Putting it into practice: For many industries, this transition could introduce a period of uncertainty as regulators evaluate how to continue issuing regulations responsive to innovation and market dynamics. With greater uncertainty in litigation results comes the possibility that corporations may experience greater success in challenging unfavorable agency actions and guidance. As the implications of Loper Bright unfold, businesses should consider whether and where to engage more actively in the legal processes that will shape the regulations governing the industry.


FOOTNOTES

[1] Chevron U.S.A. v. Nat. Res. Def. Council, Inc., 467 U.S. 837 (1984).

[2] Magnuson-Stevens Fishery Conservation and Management Act, 50 C.F.R. 600 (1976).

[3] Skidmore v. Swift & Co., 323 U.S. 134 (1944).

[4] See Kurcsics v. Merchs. Mut. Ins. Co., 49 N.Y.2d 451, 458 (N.Y. 1980) (calling for deference to agency interpretation when a statute’s application “involves knowledge and understanding” of data or operations, but noting “there is little basis to rely” on agencies for questions of “pure statutory reading and analysis”).

[5] See Denton v. Civ. Serv.

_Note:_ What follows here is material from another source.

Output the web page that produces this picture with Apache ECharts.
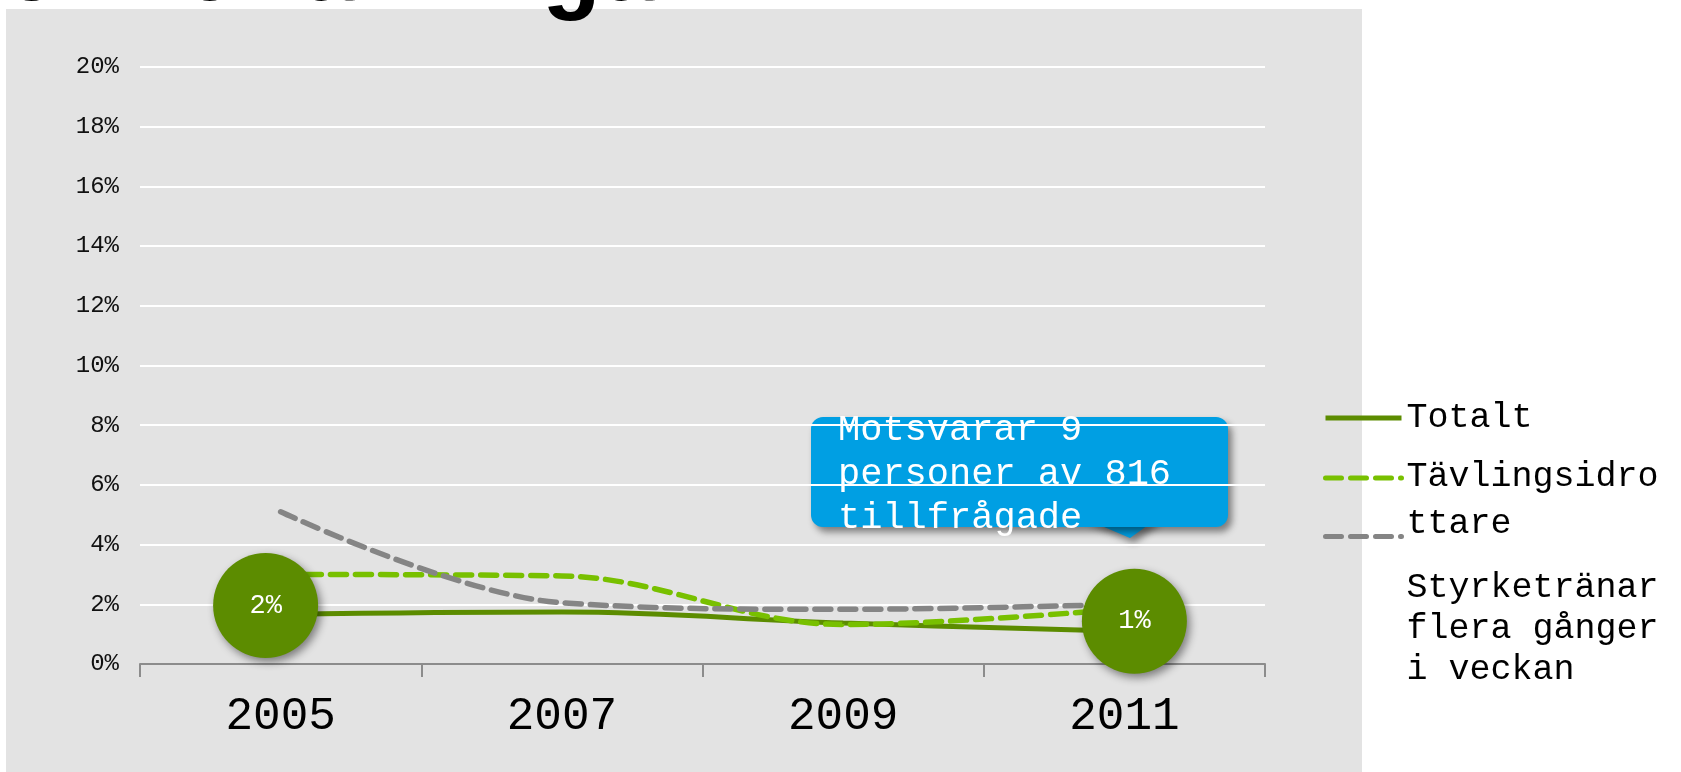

Comm’n, 176 Ill.2d. 144, 148 (Ill. 1997) (“While courts afford considerable deference to an agency’s interpretation of a statute it administers, an agency’s determination is not binding as to questions of law and will be rejected if erroneous.”) (citation omitted).

[6] Yamaha Corp. of Am. v. State Bd. of Equalization, 19 Cal.4th 1, 7–8 (Cal. 1998) (“The standard for judicial review of agency interpretation of the law is the independent judgment of the court, giving deference to the determination of the agency appropriate to the circumstances of the agency action.”) (citation and quotation omitted).

[7] Ariz. Rev. Stat. § 12-910 (2021).

[8] Ga. Code Ann. § 50-13-19 (2022).